CDD-Ghana launches social accountability project

Policy Think-Tank, Ghana Center for Democratic Governance (CDD-Ghana) is deeply worried about by the social exclusion of many citizens from decision making at especially at the district assemblies level.

It is against this backdrop the organization has launched a four-year project to be piloted in some 20 selected districts nationwide meant to promote citizens participation in local governance.

Open Society Initiative for West Africa (OSIWA) is funding the project on the theme, “Building Transparency, Participation and Feedback around Local Government Budgeting and Planning Systems.”

The project is an offspring of the World Bank’s Global Partnership for Social Accountability (GPSA) program running in 33 countries globally which Ghana is a signatory to.

 The project duration which is from January 2015 to December 2018 is spearheaded by CDD-Ghana in collaboration with the Ministry of Local Government and Rural Development, the Ministry of Finance, the Local Government Service, the National Association of Local Authorities of Ghana and the Ghana Federation of the Disabled.

 The project if successfully implemented is expected to strengthen transparency, accountability and social auditing in tandem with CDD-Ghana’s good governance promotion roadmap.

 It is also intended to lead to attitudinal and behavioral changes among district assembly staff and the citizenry to ensure transparency and accountability in the management of local revenue.

 The project as well is aimed at promoting social accountability through citizen participation in local Governance in Ghana and as well to encourage citizens actively participate in decision making at the local governance level.

 The project was officially launched in Tamale which brought together stakeholders from the Upper East and the Upper West Regions.

 Programs Manager of CDD-Ghana, Paul Osei-Kuffour at the inaugural ceremony further explained that the project’s goal is to enhance citizen participation in budgeting and planning systems at the local level.

“This project is part of CDD-Ghana’s contribution towards promoting open, accountable and inclusive governance and creating a democratic culture at the local level where citizens are the key drivers of local government pro-poor policies, programs and initiatives.”

 “It is also about expanding the democratic space, voice and feedback among state and non-state acts to improve the delivery of public goods and services at the local level,” he emphasized.

 Paul Osei-Kuffour anticipated that the project could deepen collective ownership and accountability in line with the 2018 Medium Term Development Plan.

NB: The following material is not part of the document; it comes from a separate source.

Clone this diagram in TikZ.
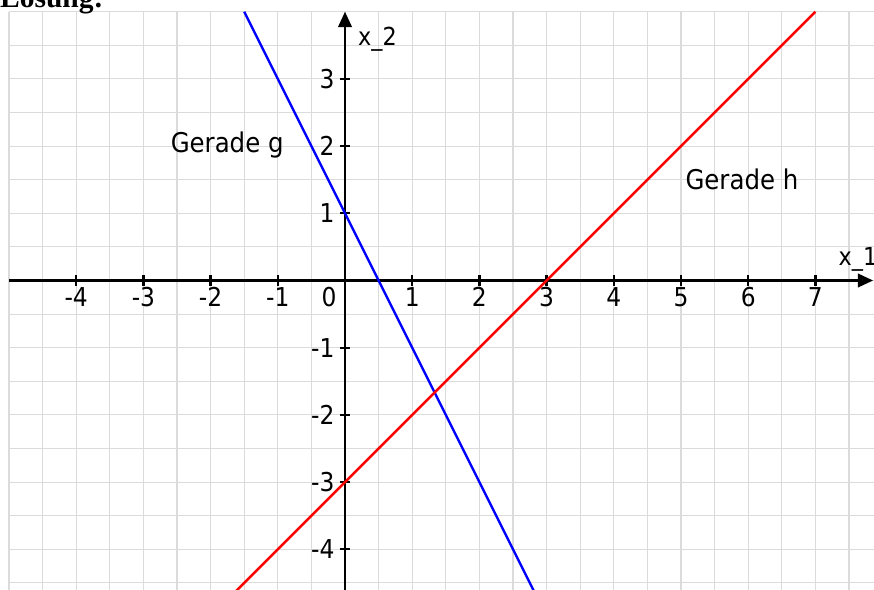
\documentclass[tikz,border=0pt]{standalone}
\usepackage{fontspec}
\setmainfont{DejaVu Sans Condensed}
\newfontfamily\headfont{Liberation Serif}
\usetikzlibrary{arrows.meta}

\begin{document}
\begin{tikzpicture}[font=\fontsize{11}{13}\selectfont, >={Triangle[length=2.3mm, width=2mm]},
  raster/.style={draw=black!14, line width=0.45pt},
  achse/.style={->, line width=1.2pt},
  marke/.style={line width=1pt},
  gerade/.style={line width=1pt},
  lbl/.style={font=\fontsize{11.5}{14}\selectfont, anchor=base west, inner sep=0pt}]
  \useasboundingbox (-5.134,-4.591) rectangle (7.872,4.174);
  \fill[white] (-5.134,-4.591) rectangle (7.872,4.174);
  \draw[raster] (-5,-4.8) grid[step=0.5] (7.872,4);
  \draw[achse] (-5,0) -- (7.86,0);
  \draw[achse] (0,-4.8) -- (0,4);
  \foreach \x in {-4,...,-1,1,2,...,7} {
    \draw[marke] (\x,-0.075) -- (\x,0.075);
    \node[below, inner sep=0.04cm] (tx\x) at (\x,-0.06) {\x};
  }
  \foreach \y in {-4,...,-1,1,2,3} {
    \draw[marke] (-0.075,\y) -- (0.075,\y);
    \node[left, inner sep=0.04cm] (ty\y) at (-0.11,\y) {\y};
  }
  \node[anchor=north east, inner sep=0.04cm] (null) at (-0.08,-0.06) {0};
  \draw[gerade, blue] (-1.5,4) -- (2.9,-4.8);
  \draw[gerade, red] (7,4) -- (-1.8,-4.8);
  \node[anchor=base west, inner sep=0pt, font=\fontsize{10.5}{13}\selectfont] (xzwei) at (0.19,3.5) {x\_2};
  \node[anchor=base west, inner sep=0pt, font=\fontsize{10.5}{13}\selectfont] (xeins) at (7.34,0.23) {x\_1};
  \node[lbl] (g) at (-2.60,1.90) {Gerade g};
  \node[lbl] (h) at (5.06,1.35) {Gerade h};
  \node[anchor=base west, inner sep=0pt, font={\headfont\fontsize{12.5}{15}\selectfont\bfseries}] (kopf) at (-5.14,4.06) {Lösung:};
\end{tikzpicture}
\end{document}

 He wished the project could help develop an informed citizenry and build coalitions among the locals who often have been socially excluded from decision making.

 Paul Osei Kuffour implored the participants to educate citizens on the need to zealously participate in decision making with rapt attention on district assemblies monitoring, budgeting and planning processes.

 Retired diplomat and a senior research fellow with CDD-Ghana, former Ambassador Francis Tsegah commended OSIWA for funding the project.

 He implored the participants to religiously contribute their quota to make the project’s implementation successful.

 Ambassador Francis Tsegah urged the media to support CDD-Ghana succeed in promoting good governance in Ghana.

 He said CDD-Ghana opened its Tamale office to oversee the centers research and programs in the three regions of the north.

 The participants offered useful suggestions and recommendations needed to make the project’s implementation successful.

 CDD-Ghana is an independent, non-partisan research focused Think-Tank working to promote democracy, good governance and economic openness in Ghana and Africa.